What body language should you watch out for?
- Raised fur on the back of the neck/back
- Prolonged stares
- Display of teeth
- Hunched back
What Not to Do
What’s off limits?
- Do not allow the older dog to bully the puppy
- Do not, ever, allow the two dogs to fight
- Do not hold the puppy in your arms during the introduction
- Do not force them to be together
- Do not allow them to share a crate. Purchase a new crate for the puppy so both dogs have their own space.
What to Do Instead
- Do allow them to get used to one another at their own pace
- Do introduce them in a neutral area
- Do allow them to escape to their crate if desired
- Do feed them in separate areas
- Do spend quality time with them separately
- Do allow them to interact positively if desired
- Do allow them to play with supervision
- Do supervise them at all times for the first several weeks
Following the steps above will result in an easier transition for both the puppy and the older dog. They’re both likely to feel more comfortable with one another and become ‘friends’ faster if you help them get to know each other comfortably. A peaceful home is good for everyone—human and canine alike.
So you’re thinking about getting a new puppy with an older dog in the house and wondering how your old dog will feel about it. Dog training guru Cesar Millan provides great insight into why your old dog may initially be less-than-accepting of a puppy. Understanding this will help you create harmony between them much more quickly.
The nature of dogs is that they don’t raise puppies when they are advanced in age; just like us, they want to raise their kids when they still have the energy to keep up with them. It’s not that the puppies are “obnoxious” to them – it’s just that they have another state of mind – puppy hood vs. senior hood. In order to be around the older dogs, the puppy has to already have his social skills and his energy drained so they will accept him into the group. Think about kids who are raised by older parents or children visiting their grandparents. Those kids are the ones that are able to sit down in grandma’s lap and stay quiet while she reads them a book.
The best thing we can do for the grandparents to coexist with the children is that we have to get the children tired.
Constant supervision is absolutely a must, and when you can’t be there to supervise, tire the puppy out before crating so it feels more natural to rest. Crating a puppy all the time until it is big enough is absolutely the wrong thing. Crating doesn’t create social skills – and social skills are what are going to get him through. Of course always, always consult a professional, and if your gut feeling tells you there’s a real danger for the puppy, then don’t do it. Always listen to your gut feeling.” Read Cesar’s entire post here.
Expanding on Cesar Millan’s advice, Darcie at SitStay.com offers this very specific tactic when getting a new puppy with an older dog already in the home.
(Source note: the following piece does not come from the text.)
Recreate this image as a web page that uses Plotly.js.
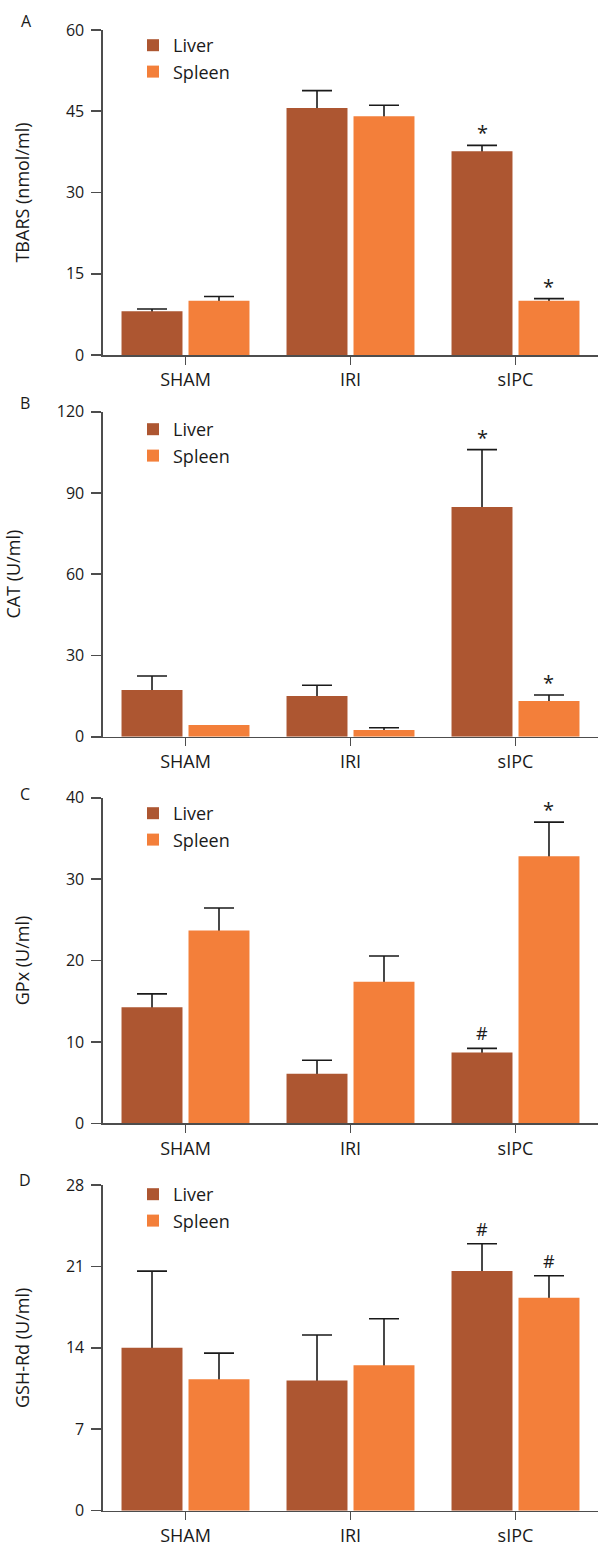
<!DOCTYPE html>
<html>
<head>
<meta charset="utf-8">
<script src="https://cdn.plot.ly/plotly-3.0.1.min.js"></script>
<style>html,body{margin:0;padding:0;background:#fff}#chart{width:599px;height:1544px}</style>
</head>
<body>
<div id="chart"></div>
<script>
// ---- data ----
const categories = ['SHAM', 'IRI', 'sIPC'];
const seriesNames = ['Liver', 'Spleen'];
const seriesColors = ['#AD5631', '#F37F3A'];
const panelLetters = ['A', 'B', 'C', 'D'];
const yTitles = ['TBARS (nmol/ml)', 'CAT (U/ml)', 'GPx (U/ml)', 'GSH-Rd (U/ml)'];
const yMax = [60, 120, 40, 28];
const yStep = [15, 30, 10, 7];

const tbarsLiver = [8.1, 45.6, 37.6];
const tbarsLiverErr = [0.4, 3.2, 1.1];
const tbarsSpleen = [10.0, 44.1, 10.0];
const tbarsSpleenErr = [0.8, 2.0, 0.4];
const tbarsLiverSig = ['', '', '*'];
const tbarsSpleenSig = ['', '', '*'];

const catLiver = [17.2, 15.0, 84.8];
const catLiverErr = [5.2, 4.0, 21.2];
const catSpleen = [4.3, 2.5, 13.2];
const catSpleenErr = [null, 0.8, 2.2];
const catLiverSig = ['', '', '*'];
const catSpleenSig = ['', '', '*'];

const gpxLiver = [14.25, 6.1, 8.7];
const gpxLiverErr = [1.65, 1.65, 0.5];
const gpxSpleen = [23.7, 17.4, 32.8];
const gpxSpleenErr = [2.75, 3.15, 4.2];
const gpxLiverSig = ['', '', '#'];
const gpxSpleenSig = ['', '', '*'];

const gshLiver = [14.0, 11.2, 20.6];
const gshLiverErr = [6.6, 3.9, 2.35];
const gshSpleen = [11.3, 12.5, 18.3];
const gshSpleenErr = [2.25, 4.0, 1.9];
const gshLiverSig = ['', '', '#'];
const gshSpleenSig = ['', '', '#'];

const panels = [
  {vals: [tbarsLiver, tbarsSpleen], errs: [tbarsLiverErr, tbarsSpleenErr], sigs: [tbarsLiverSig, tbarsSpleenSig]},
  {vals: [catLiver, catSpleen], errs: [catLiverErr, catSpleenErr], sigs: [catLiverSig, catSpleenSig]},
  {vals: [gpxLiver, gpxSpleen], errs: [gpxLiverErr, gpxSpleenErr], sigs: [gpxLiverSig, gpxSpleenSig]},
  {vals: [gshLiver, gshSpleen], errs: [gshLiverErr, gshSpleenErr], sigs: [gshLiverSig, gshSpleenSig]}
];

// ---- layout geometry (pixels) ----
const W = 599, H = 1544;
const plotTopPx = [30, 411.7, 797.7, 1185];
const plotBotPx = [355, 736.7, 1123.3, 1510.7];
const letterPx = [[26, 21], [25, 402.5], [25, 794], [25, 1180]];
const legendTopPx = [27, 411, 795, 1176];
const xDomain = [103 / W, 598 / W];
const bargap = 0.188, bargroupgap = 0.09;
const barOffset = (1 - bargap) / 4;

const FONT = '"Open Sans", sans-serif';
const TXT = '#1a1a1a';
const AX = '#4d4d4d';

const traces = [];
const layout = {
  width: W, height: H,
  margin: {l: 0, r: 0, t: 0, b: 0},
  paper_bgcolor: '#fff', plot_bgcolor: '#fff',
  barmode: 'group', bargap: bargap, bargroupgap: bargroupgap,
  font: {family: FONT, color: TXT},
  annotations: [],
  showlegend: true
};

panels.forEach((p, k) => {
  const sfx = k === 0 ? '' : String(k + 1);
  const ov = String(k + 5);          // overlay axes: bars drawn above the error bars
  const legName = 'legend' + sfx;
  // error bars (symmetric; the lower half is hidden behind the bars drawn on top)
  p.vals.forEach((v, s) => {
    traces.push({
      type: 'bar', name: seriesNames[s] + ' SD', x: categories, y: v,
      xaxis: 'x' + sfx, yaxis: 'y' + sfx, showlegend: false,
      marker: {color: 'rgba(0,0,0,0)', line: {width: 0}},
      error_y: {type: 'data', symmetric: true,
                array: p.errs[s].map(e => (e == null ? NaN : e)),
                color: '#1a1a1a', thickness: 1.6, width: 15},
      hoverinfo: 'skip'
    });
  });
  // bars
  p.vals.forEach((v, s) => {
    traces.push({
      type: 'bar', name: seriesNames[s], x: categories, y: v,
      xaxis: 'x' + ov, yaxis: 'y' + ov, legend: legName,
      marker: {color: seriesColors[s], line: {width: 0}},
      hoverinfo: 'skip'
    });
    p.sigs[s].forEach((t, i) => {
      if (!t) return;
      const e = p.errs[s][i] || 0;
      layout.annotations.push({
        xref: 'x' + sfx, yref: 'y' + sfx,
        x: i + (s === 0 ? -barOffset : barOffset), y: v[i] + e,
        text: t, showarrow: false, yanchor: 'bottom', yshift: t === '*' ? -3 : 1,
        font: {family: FONT, size: t === '*' ? 20 : 18, color: TXT}
      });
    });
  });
  const dom = [1 - plotBotPx[k] / H, 1 - plotTopPx[k] / H];
  layout['xaxis' + sfx] = {
    domain: xDomain, anchor: 'y' + sfx, type: 'category',
    range: [-0.5, 2.5], fixedrange: true,
    showline: true, linecolor: AX, linewidth: 1.6,
    ticks: 'outside', ticklen: 8, tickwidth: 1.6, tickcolor: AX,
    tickfont: {family: FONT, size: 18, color: TXT},
    showgrid: false, zeroline: false
  };
  layout['yaxis' + sfx] = {
    domain: dom, anchor: 'x' + sfx,
    range: [0, yMax[k]], tick0: 0, dtick: yStep[k], fixedrange: true,
    showline: true, linecolor: AX, linewidth: 1.6,
    ticks: 'outside', ticklen: 10, tickwidth: 1.6, tickcolor: AX,
    ticklabelstandoff: 4,
    tickfont: {family: FONT, size: 16, color: TXT},
    showgrid: false, zeroline: false,
    title: {text: yTitles[k], standoff: 31, font: {family: FONT, size: 18, color: TXT}}
  };
  layout['xaxis' + ov] = {
    overlaying: 'x' + sfx, anchor: 'y' + ov, type: 'category',
    range: [-0.5, 2.5], fixedrange: true, visible: false
  };
  layout['yaxis' + ov] = {
    overlaying: 'y' + sfx, anchor: 'x' + ov,
    range: [0, yMax[k]], fixedrange: true, visible: false
  };
  layout[legName] = {
    x: 133 / W, xanchor: 'left', y: 1 - legendTopPx[k] / H, yanchor: 'top',
    bgcolor: 'rgba(0,0,0,0)', borderwidth: 0,
    font: {family: FONT, size: 18, color: TXT}, tracegroupgap: 0,
    itemclick: false, itemdoubleclick: false
  };
  layout.annotations.push({
    xref: 'paper', yref: 'paper', x: letterPx[k][0] / W, y: 1 - letterPx[k][1] / H,
    text: panelLetters[k], showarrow: false, xanchor: 'center', yanchor: 'middle',
    font: {family: FONT, size: 16, color: TXT}
  });
});

Plotly.newPlot('chart', traces, layout, {staticPlot: true, displayModeBar: false});
</script>
</body>
</html>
Here’s how I’ve always introduced new dogs into my house, pups and older dogs. We all meet outside in a more neutral place and go for a walk. It’s that simple. Everybody is headed in the same direction. And we walk and walk. For at least 40 minutes. No stopping to sniff or pee, should have done that before you left home. Walking, walking, walking. No time to growl or snap, no bad manners, no dogs talking to each other or looking at each other. We’re walking all in the same direction. Dogs get this, they don’t feel threatened when we’re all going the same way.
The new puppy or new dog should always be on a leash, you don’t know them very well yet. Better to be prepared for anything.
Relax on this walk. Breathe normally. Stay calm. It’s a good walk. Don’t concern yourself with problems that haven’t happened. Walk as quickly as the slowest or smallest can go. Little puppies can’t walk fast for a long way, pick her up and carry her every now and then, when you do, walk faster for your adult dog. (It’s always nice to have another person along for this walk but I’ve done it alone lots of times.)
End the walk at the door you normally enter your house through. Everyone goes into the house and you must act like this is the most normal thing ever.”We’re home. Let’s get a drink and some supper.” Let your older dog get a drink, then the pup gets a drink. Then go get something for everybody to eat. Hand feed. Keep the pup on leash.
I like to end the walk with a drink and a meal then a nap for the dogs. Do have a crate and a pen set up before you bring the new dog home. Pup goes into her crate. Your old dog sleeps where she normally does. To learn more about this first walk, click here.
Hopefully this helps you realize that getting a new puppy with an older dog at home isn’t bad or wrong for your old dog. She won’t feel like you’re trying to replace her. She just needs your help controlling the puppy and channeling his energy, much as your mother needs your help when you bring your young children to her house for extended stays.